TOOC Module 8

Week 8 Anticipating Change: How Might S&T Innovation Alter Life in the Circumpolar North


This module’s objective is:

  • to reflect on the possibilities for transformative change in the Circumpolar world and what that might mean for Northern people

How can the North approach the prospect of major technological change?

At one extreme, the North can be completely passive, waiting for new technologies to emerge and responding, or not, as possibilities arise.  This is the state of most of the Arctic now.  At the other extreme, the North could adopt a problem-based approach, identifying areas of intense need and driving science and business to respond to opportunities and challenges. Typically, universities and research institutes adopt the latter approach, while governments fund searches to answer some problems. But the overall effort is a hit and miss.

Developing a pro-active approach requires the systematic and international identification of needs and opportunities. In some ways, this requires stepping back from technology and focusing on socio-economic circumstances in the Arctic to identity areas in need of urgent investment and region-wide commitment. There are many barriers and challenges, ranging from the need for international cooperation, financing major research projects, limited northern capacity for regional research, and the like.

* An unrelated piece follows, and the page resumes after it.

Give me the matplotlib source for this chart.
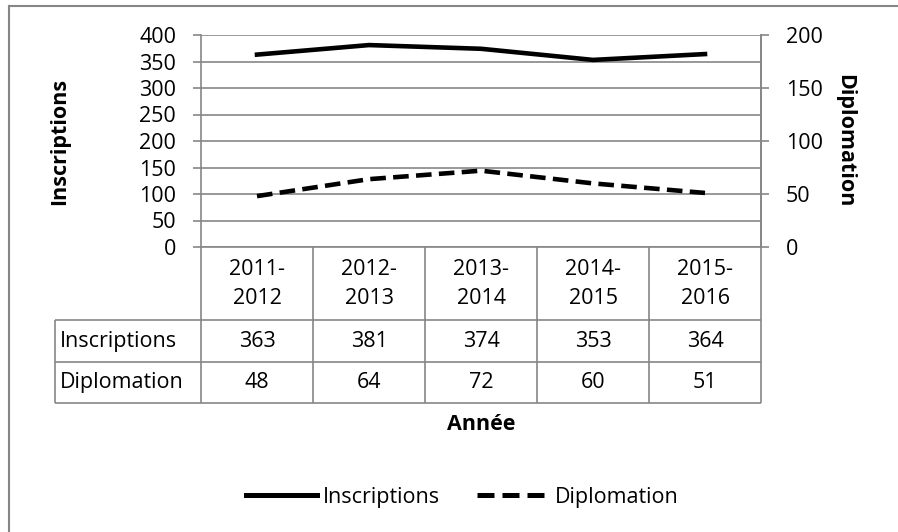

In this module, we focus on two themes:

  1. Identifying the need for technological solutions to real Northern problems
  2.  The North’s capacity to produce North-based solutions to Northern problems

The Need for Technological Solutions to Real Northern Problems

In the first instance, we examine the socio-economic, cultural and political challenges and opportunities facing the North. Given that new technologies are rarely developed in and for the North, it is vital that the Circumpolar World articulate its own requirements for future technological innovation. To do this, we have to learn to listen closely to the North. The ideas and needs are substantial and diverse, ranging from language preservation, cultural transmission across generations, amelioration of climate change effects and fresh food production in the North.

The North’s Capacity for North-based Solutions to Northern Problems

On the second topic, we explore the capacity of the North–in terms of researchers, facilities and general entrepreneurial opportunity–to respond to northern realities, to look at southern-based research institutes and researchers, global corporations and think-tanks. The North will never be able to produce the scientific and technological research necessary to meet northern needs on its own. But southern researchers tend to focus solely on southern, urban and developing world realities. This means the North suffers from a massive and ongoing innovation deficient, and this gap will only widen unless we proactively counteract it.

To summarize, in this module we will test a simple question: Is a northern innovation eco-system possible?

Laurence C. Smith: Further Thoughts on the Future of the North

Laurence Smith has some further thoughts, this time presented for a Canadian audience.  He has a unique perspective on the North, as he focuses on the connection between climate change–which everyone expects to cause havoc in the North–and economic opportunity–which should bring even more wealth to the region.  He is cautiously optimistic.  More useful for us, he looks at the Circumpolar North as a whole.  For most of you, this is not a particularly unique perspective.  For the past 20 years, thanks largely to the work of the Inuit Circumpolar Conference, there has been growing awareness of the interconnectedness of Arctic regions.  The creation of the Arctic Council (created by the Ottawa Declaration of 1996) has sharpened the focus on the Far North and provided a forum for political and diplomatic relations on the regions.  This appears to be the “Age of the Arctic,” although that suggestion has been made many times in the past.